Bread, being one of the main things that literally everyone ate in many parts of the world, ended up with a plethora of rules and regulations. Bakers were probably no more likely to commit fraud than anyone else, but there were so many of them, that we ended up with lots and lots of rules and records of people being shifty.
Check out Fabulous Feasts: Medieval Cookery and Ceremony by Madeleine Pelner Cosman for a whole chapter on food laws as they existed in about 1400. Plus the color plates are fantastic.

dancingspirals:

ironychan:

hungrylikethewolfie:

dduane:

A loaf of bread made in the first century AD, which was discovered at Pompeii, preserved for centuries in the volcanic ashes of Mount Vesuvius. The markings visible on the top are made from a Roman bread stamp, which bakeries were required to use in order to mark the source of the loaves, and to prevent fraud. (via Ridiculously Interesting)

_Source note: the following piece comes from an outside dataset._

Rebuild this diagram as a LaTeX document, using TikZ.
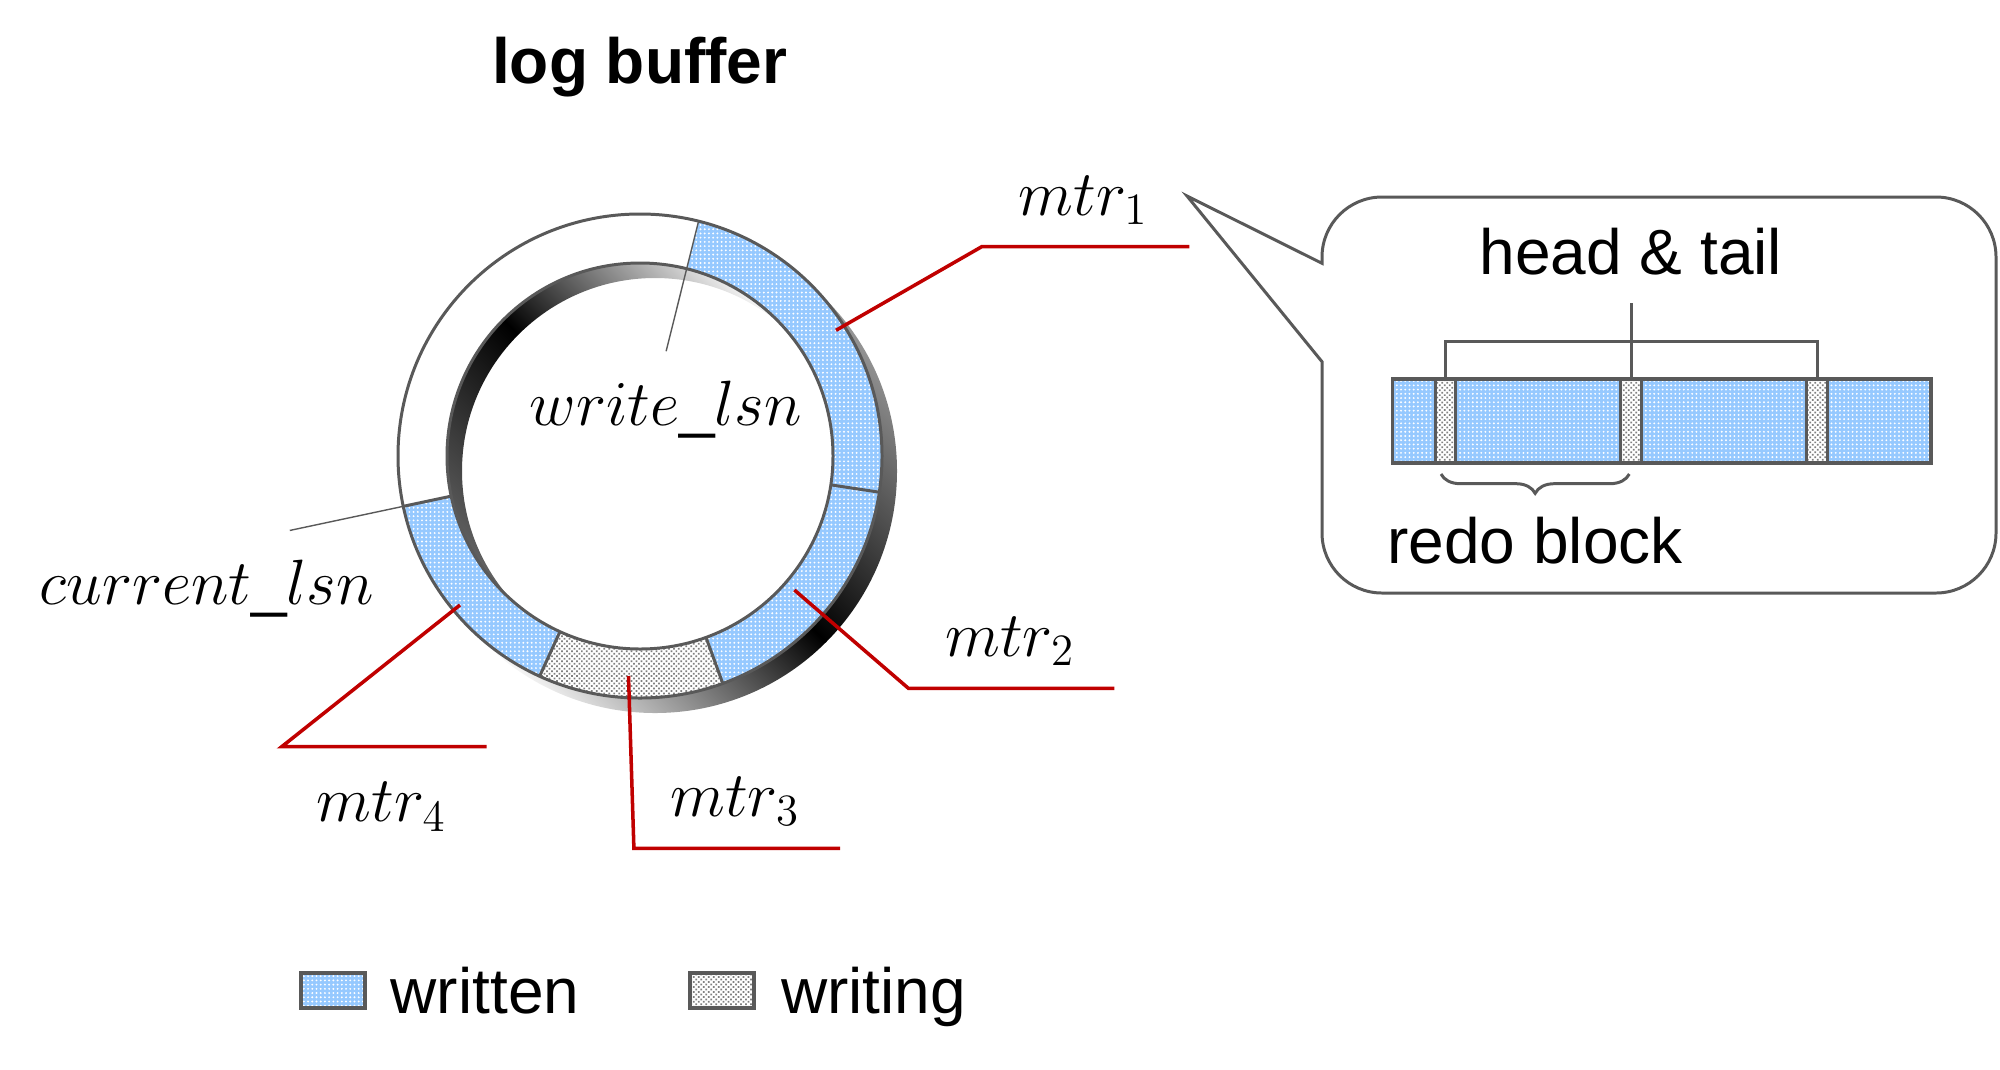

(sigh) I’ve seen these before, but this one’s particularly beautiful.

I feel like I’m supposed to be marveling over the fact that this is a loaf of bread that’s been preserved for thousands of years, and don’t get me wrong, that’s hella cool.  But honestly, I’m mostly struck by the unexpected news that “bread fraud” was apparently once a serious concern.

Bread Fraud was a huge thing,  Bread was provided to the Roman people by the government - bakers were given grain to make the free bread, but some of them stole the government grain to use in other baked goods and would add various substitutes, like sawdust or even worse things, to the bread instead.  So if people complained that their free bread was not proper bread, the stamp told them exactly whose bakery they ought to burn down.

Bread stamps continued to be used at least until the Medieval period in Europe. Any commercially sold bread had to be stamped with an official seal to identify the baker to show that it complied with all rules and regulations about size, price, and quality. This way, rotten or undersized loaves could be traced back to the baker. Bakers could be pilloried, sent down the streets in a hurdle cart with the offending loaf tied around their neck, fined, or forbidden to engage in baking commercially ever again in that city. There are records of a baker in London being sent on a hurdle cart because he used an iron rod to increase the weight of his loaves, and another who wrapped rotten dough with fresh who was pilloried. Any baker hurdled three times had to move to a new city if they wanted to continue baking.

If you have made bread, you are probably familiar with a molding board. It’s a flat board used to shape the bread. Clever fraudsters came up with a molding board that had a little hole drilled into it that wasn’t easily noticed. A customer would buy his dough by weight, and then the baker would force some of that dough through the hole, so they could sell and underweight loaf and use the stolen dough to bake new loafs to sell. Molding boards ended up being banned in London after nine different bakers were caught doing this. There were also instances of grain sellers withholding grain to create an artificial scarcity drive up the price of that, and things like bread.

Bread, being one of the main things that literally everyone ate in many parts of the world, ended up with a plethora of rules and regulations. Bakers were probably no more likely to commit fraud than anyone else, but there were so many of them, that we ended up with lots and lots of rules and records of people being shifty.

Check out Fabulous Feasts: Medieval Cookery and Ceremony by Madeleine Pelner Cosman for a whole chapter on food laws as they existed in about 1400. Plus the color plates are fantastic.